Yes, we appreciate this is a miracle story in which Jesus demonstrates his power. The disciples ask for help and Jesus rescues them. And maybe there’s another way of understanding that power, another perspective on the story.


Some of Jesus disciples are professional fishermen, this is the lake they fish. They might well have been afraid, but they would have known what to do. What if they woke Jesus because they needed help, but the help they expected was an extra pair of hands.


What if Jesus inspired them with his energy and enthusiasm and, despite his lack of skill with a boat, inspired them to ride the waves and harness the storm to drive forward for the shore on the other side.


What if their lack of faith was in themselves. Not just in their human abilities, but in the divine spirit that Jesus shows us in each of us.


What if their amazement was that Jesus, in any situation, seems to be mindful of what’s happening, what’s needed and is willing to do that.


What if the real power in this miracle isn’t Jesus’ power over nature, but Jesus’ power with the disciples to draw out the spirit within them, the very spirit that is part of our human nature, the spirit that drives our journey.

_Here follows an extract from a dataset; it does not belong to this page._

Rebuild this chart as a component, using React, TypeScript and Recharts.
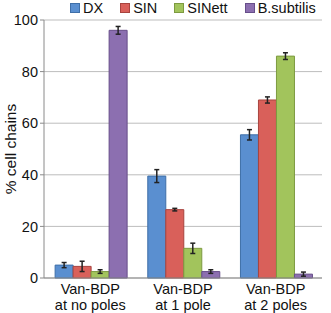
import React from 'react'
import { BarChart, Bar, XAxis, YAxis, CartesianGrid, Legend, ErrorBar, Label } from 'recharts'

const categories = ['Van-BDP|at no poles', 'Van-BDP|at 1 pole', 'Van-BDP|at 2 poles']
const seriesNames = ['DX', 'SIN', 'SINett', 'B.subtilis']
const dx = [5, 39.5, 55.5]
const dxErr = [1, 2.5, 2]
const sin = [4.5, 26.5, 69]
const sinErr = [2, 0.5, 1.2]
const sinett = [2.5, 11.5, 86]
const sinettErr = [0.7, 2, 1.3]
const bsub = [96, 2.5, 1.5]
const bsubErr = [1.5, 0.7, 0.8]
const yTicks = [0, 20, 40, 60, 80, 100]

const fills = ['#5a8fd0', '#d9605a', '#a2c45c', '#8c6fb0']
const strokes = ['#3f6fa8', '#a8443f', '#7d9a40', '#674e8a']

const data = categories.map((name, i) => ({
  name,
  DX: dx[i], dxErr: dxErr[i],
  SIN: sin[i], sinErr: sinErr[i],
  SINett: sinett[i], sinettErr: sinettErr[i],
  bsub: bsub[i], bsubErr: bsubErr[i],
}))

const font = 'Liberation Sans, Arial, sans-serif'

function CategoryTick({ x, y, payload }: any) {
  const lines = String(payload.value).split('|')
  return (
    <text x={x} y={y} textAnchor="middle" fontSize={14.5} fill="#111" fontFamily={font}>
      {lines.map((l, i) => (
        <tspan key={i} x={x} dy={i === 0 ? 8 : 16}>{l}</tspan>
      ))}
    </text>
  )
}

function LegendContent() {
  return (
    <div style={{ display: 'flex', gap: 17, fontSize: 14.5, color: '#111', fontFamily: font, lineHeight: '16px' }}>
      {seriesNames.map((n, i) => (
        <div key={n} style={{ display: 'flex', alignItems: 'center', gap: 3 }}>
          <span style={{ display: 'inline-block', width: 8, height: 8, background: fills[i], border: '1px solid ' + strokes[i] }} />
          <span>{n}</span>
        </div>
      ))}
    </div>
  )
}

export default function App() {
  return (
    <div style={{ position: 'absolute', left: 0, top: 0, width: 331, height: 313, background: '#fff', fontFamily: font }}>
      <BarChart width={331} height={313} data={data} margin={{ top: 4, right: 9, left: 0, bottom: 0 }}
        barCategoryGap="12%" barGap={0}>
        <CartesianGrid vertical={false} stroke="#bdbdbd" />
        <XAxis dataKey="name" tick={<CategoryTick />} tickLine={false} stroke="#8a8a8a" height={35} interval={0} />
        <YAxis domain={[0, 100]} ticks={yTicks} width={44} stroke="#8a8a8a" tickSize={4}
          tick={{ fontSize: 14.5, fill: '#111', fontFamily: font }}>
          <Label value="% cell chains" angle={-90} position="insideLeft" offset={10}
            style={{ fontSize: 15.5, fill: '#111', fontFamily: font, textAnchor: 'middle' }} />
        </YAxis>
        <Legend content={<LegendContent />} verticalAlign="top"
          wrapperStyle={{ position: 'absolute', top: 0, left: 70, width: 'auto' }} />
        <Bar dataKey="DX" name={seriesNames[0]} fill={fills[0]} stroke={strokes[0]} isAnimationActive={false}>
          <ErrorBar dataKey="dxErr" width={2.5} stroke="#222" />
        </Bar>
        <Bar dataKey="SIN" name={seriesNames[1]} fill={fills[1]} stroke={strokes[1]} isAnimationActive={false}>
          <ErrorBar dataKey="sinErr" width={2.5} stroke="#222" />
        </Bar>
        <Bar dataKey="SINett" name={seriesNames[2]} fill={fills[2]} stroke={strokes[2]} isAnimationActive={false}>
          <ErrorBar dataKey="sinettErr" width={2.5} stroke="#222" />
        </Bar>
        <Bar dataKey="bsub" name={seriesNames[3]} fill={fills[3]} stroke={strokes[3]} isAnimationActive={false}>
          <ErrorBar dataKey="bsubErr" width={2.5} stroke="#222" />
        </Bar>
      </BarChart>
    </div>
  )
}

What if the people in the other boats witnessed that and followed their example, a flotilla of diverse lives navigating their own course, but empowered by the same spirit.


Isn’t that what we are?


I don’t think that “explains away” the miracle. It’s no less a miracle to know that God is present in our lives because God is within us, not just outside of us. It’s no less a miracle to see God leading us and guiding us, working within us and around us, rather than as some remote, inaccessible power that we call upon when we need. It’s no less a miracle to see this happening every day, whether the seas are rough or calm, the wind a gale or a breeze. It’s no less a miracle, it’s more.